Lynnwood collects money from vehicle registration (also called car tabs) and a 0.1% sales tax increase through a Transportation Benefit District (TBD). The registration fee is on top of the annual state fee and is decided by the council, which comprises the decision-making body of the Transportation Benefit District. Voters approved the sales tax increase for 10 years in 2016.
In 2020, the city collected $1.3 million in vehicle registration fees.
The city projected about $2.3 million in the next two-year budget from the fees, Lynnwood finance director Michelle Meyer wrote in a memo to the council. City staff estimated $13.5 million to $22.6 million each biennium for all of the maintenance, repair and replacement projects for Lynnwood’s roads, sidewalks and traffic signals, Meyer said.

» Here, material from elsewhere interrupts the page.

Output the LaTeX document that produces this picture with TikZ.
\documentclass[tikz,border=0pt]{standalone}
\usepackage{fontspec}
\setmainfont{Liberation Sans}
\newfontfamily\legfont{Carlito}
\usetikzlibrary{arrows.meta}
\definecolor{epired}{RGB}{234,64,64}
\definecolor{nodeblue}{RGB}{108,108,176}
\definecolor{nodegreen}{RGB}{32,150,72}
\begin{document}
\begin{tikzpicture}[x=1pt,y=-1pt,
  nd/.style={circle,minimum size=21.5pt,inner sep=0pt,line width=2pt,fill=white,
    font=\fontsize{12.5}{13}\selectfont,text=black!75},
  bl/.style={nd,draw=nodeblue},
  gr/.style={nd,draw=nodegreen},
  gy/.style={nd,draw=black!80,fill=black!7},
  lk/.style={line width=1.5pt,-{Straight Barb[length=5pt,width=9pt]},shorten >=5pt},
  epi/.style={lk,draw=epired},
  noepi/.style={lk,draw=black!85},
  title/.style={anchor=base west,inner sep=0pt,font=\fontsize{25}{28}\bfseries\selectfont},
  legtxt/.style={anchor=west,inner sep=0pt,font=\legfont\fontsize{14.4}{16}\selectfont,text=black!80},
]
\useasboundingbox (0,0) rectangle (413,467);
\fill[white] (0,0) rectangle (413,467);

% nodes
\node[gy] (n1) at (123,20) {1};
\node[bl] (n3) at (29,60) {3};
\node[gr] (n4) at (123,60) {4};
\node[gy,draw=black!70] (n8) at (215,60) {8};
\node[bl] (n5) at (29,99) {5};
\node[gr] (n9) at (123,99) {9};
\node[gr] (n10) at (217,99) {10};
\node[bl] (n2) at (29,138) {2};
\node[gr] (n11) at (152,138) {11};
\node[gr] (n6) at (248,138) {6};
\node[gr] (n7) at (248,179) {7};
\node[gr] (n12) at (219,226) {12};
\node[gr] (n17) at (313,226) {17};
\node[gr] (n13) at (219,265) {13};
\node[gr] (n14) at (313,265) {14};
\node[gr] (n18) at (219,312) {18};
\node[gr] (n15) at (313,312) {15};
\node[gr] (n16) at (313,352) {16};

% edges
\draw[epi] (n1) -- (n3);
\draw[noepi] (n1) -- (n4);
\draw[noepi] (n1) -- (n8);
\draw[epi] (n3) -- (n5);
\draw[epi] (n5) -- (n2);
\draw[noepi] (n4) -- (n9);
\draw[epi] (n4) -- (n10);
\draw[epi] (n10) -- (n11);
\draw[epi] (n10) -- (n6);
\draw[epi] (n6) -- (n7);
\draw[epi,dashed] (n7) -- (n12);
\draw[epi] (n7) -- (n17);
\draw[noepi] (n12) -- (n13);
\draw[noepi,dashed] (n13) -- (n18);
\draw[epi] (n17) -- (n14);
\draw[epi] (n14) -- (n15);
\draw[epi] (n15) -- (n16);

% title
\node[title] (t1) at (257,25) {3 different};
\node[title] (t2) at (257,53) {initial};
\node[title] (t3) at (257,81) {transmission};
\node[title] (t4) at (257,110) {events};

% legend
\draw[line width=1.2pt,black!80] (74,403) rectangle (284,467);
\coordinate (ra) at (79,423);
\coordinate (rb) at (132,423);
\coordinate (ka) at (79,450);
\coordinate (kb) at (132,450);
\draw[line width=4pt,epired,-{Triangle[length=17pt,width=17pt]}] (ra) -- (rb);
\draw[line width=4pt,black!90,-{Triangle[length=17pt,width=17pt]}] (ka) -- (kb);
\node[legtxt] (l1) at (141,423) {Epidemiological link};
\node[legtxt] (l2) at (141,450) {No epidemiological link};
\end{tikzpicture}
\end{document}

Each year the city transfers $2 million from the general fund, which covers most of the city’s operations and staff, into its streets budget.
“We struggle just to come up with that $2 million for the 2023-24 biennium, so a cut to the TBD revenue would be a direct cut to streets, sidewalks and (Americans with Disabilities Act) work,” Meyer told the council.
Smith, who voted to end the fee last year as well, said his intent is not to cut spending from streets projects. Instead, the city can fill that revenue gap with general fund money, he said.
But city staff “have no plan” for how to make up the difference if the budget loses the car tab fee revenue, Meyer said.
Altamirano-Crosby switched her yes vote from last year to a no vote this time. She was convinced to keep the car tab revenue as well after hearing the community wanted investments in sidewalks and streets and seeing the “bad shape” of roads and sidewalks during a tour with the public works department, Altamirano-Crosby said.
“If we vote to eliminate this tax, it’s going to affect our budget, it’s going to affect our streets,” Altamirano-Crosby said.
Brock Howell, executive director of the Snohomish County Transportation Coalition (SnoTrac), asked the council to “maintain” its resources for road and sidewalk work.
“To lose the TBD could have a big impact on people with disabilities, low incomes and those wanting to age in place (in) a city that is aging faster than the rest of the state,” Howell said.
If the ordinance holds, it will take effect Jan. 1.
The council’s next meeting is at 6 p.m. Monday.